Tomorrow, EU leaders will gather again to discuss the regional bloc’s multiannual budget. But while there’s a sense among stakeholders that an agreement will be reached this time, the outlook for development cooperation remains uncertain.
European aid groups have been campaigning ahead of the talks — sending letters to member states, engaging the media, and meeting with relevant officials, including with the cabinet of EU Council President Herman Van Rompuy, who in November proposed drastic cuts to development and humanitarian aid before budget negotiations broke down. Their message: Retain a robust development budget between 2014 and 2020.
Funding concerns abound, to be sure, mostly because German Chancellor Angela Merkel and several other European leaders have been pressing for steep across-the-board cuts — and if these don’t materialize, areas such as Europe’s agricultural sector are much more likely to be spared while others may fare worse.

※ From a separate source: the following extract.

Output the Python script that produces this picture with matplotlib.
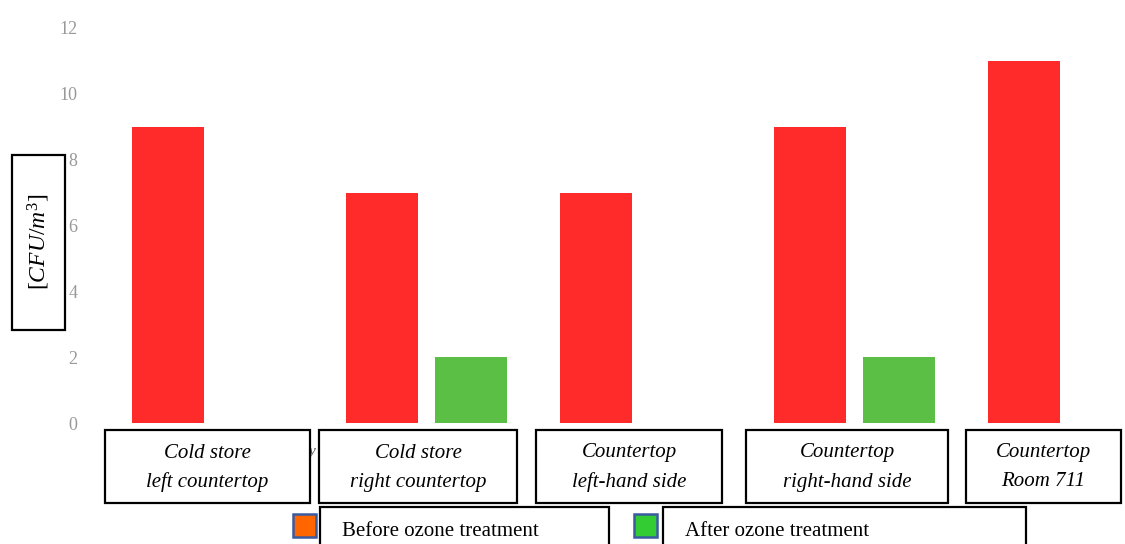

But recent statements by European Commission President José Manuel Barroso and others in support of development cooperation have raised the hope of a positive outcome within the aid community, said Lars Bosselman, advocacy manager at CBM and chair of CONCORD’s working group on the EU budget.
“The kind of concern that we still have — and that will be on the table tomorrow and the day after that — is there is a general call for cuts to the budget, and that is not guided by development,” he told Devex. “That’s just guided by the need or the request from some of the bigger member states in particular to cut now.”
Regardless of this week’s outcome, budget negotiations will continue since European leaders are not expected to outline in detail this week which programs will receive how much money in the coming years. And so far, the EU has given no indication on how it would spend the money, especially in the case of cuts, since, as Bosselman put it, “nobody really would put that openly out.”
That said, Bosselman added: “Savings can be made where a lot of money goes to.”
The Development Cooperation Instrument and the European Development Fund are among the largest development-focused EU instruments.